To prop up a pole, a guy wire is placed 48' from the base of the 20' pole. Another stabilizing pole is places as shown as the wire's midpoint. How long is the second pole?
We notice that 48' here is the distance between a point (where the wire touches the ground) and a line (the pole). The distance between a point and a line is defined as the perpendicular distance. Thus 20' and 48' are in fact the legs of a right triangle.
The question is actually asking for the median to the hypotenuse of this right triangle. Now there's a theorem stated in some Geometry texts (but not the U of Chicago text) that the median to the hypotenuse is half the length of that hypotenuse. This is ultimately proved by rotating the triangle 180 degrees, centered at the midpoint of the hypotenuse. Then a rectangle is formed, and then the result (median is half the hypotenuse) follows from two known theorems -- that the diagonals of a rectangle are congruent, and that the diagonals of a parallelogram (which a rectangle is) bisect each other.
And so all that remains is to find the hypotenuse, using the Pythagorean Theorem:
a^2 + b^2 = c^2
20^2 + 48^2 = c^2
400 + 2304 = c^2
2704 = c^2
c = 52
and then taking half of it to find the median -- 26'. Therefore the desired length is 26 feet -- and of course, today's date is the 26th.
(By the way, when I cut and paste last year's Lesson 3-1 post, I notice that the Pappas question that day was on the altitude to the hypotenuse, while today's question is on the median to the hypotenuse.)
Lesson 3-1 of the U of Chicago text is called "Angles and Their Measures." This is what I wrote last year about today's lesson:
I don't have much to say about the book's treatment of angles. This text is unusual in that it includes a zero angle -- an angle measured zero degrees. Then again, in Common Core we may need to discuss the rotation of zero degrees -- the identity function.
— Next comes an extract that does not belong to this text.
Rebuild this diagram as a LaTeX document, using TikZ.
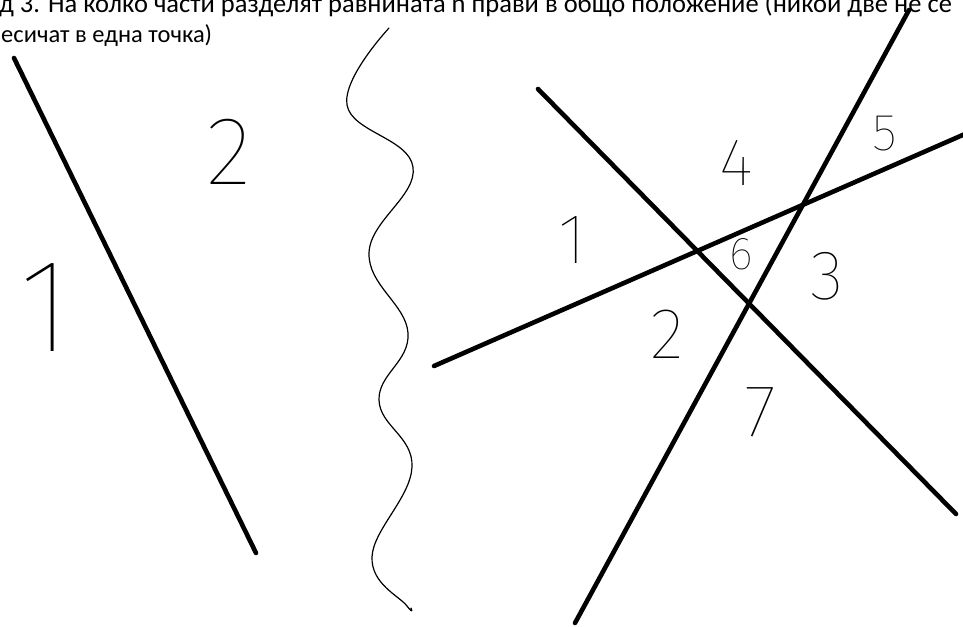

The key to angle measure is what this text calls the Angle Measure Postulate -- so this is the second major postulate included on this blog. Many texts call this the Protractor Postulate -- since protractors measure angles the same way that rulers measure length for the Ruler Postulate. The last part of the postulate, the Angle Addition Property, is often called the Angle Addition Postulate. Notice that unlike the Segment Addition Postulate -- which this text calls the Betweenness Theorem -- the text makes no attempt to prove the Angle Addition Postulate the same way. Notice that Dr. Franklin Mason's Protractor Postulate -- in his Section 1-6, has angle measures going up to 360 rather than 180.
So let me include a few more things in this post. First, here's another relevant video from Square One TV -- the "Angle Dance":
By the way, three years ago I taught angles to my seventh graders.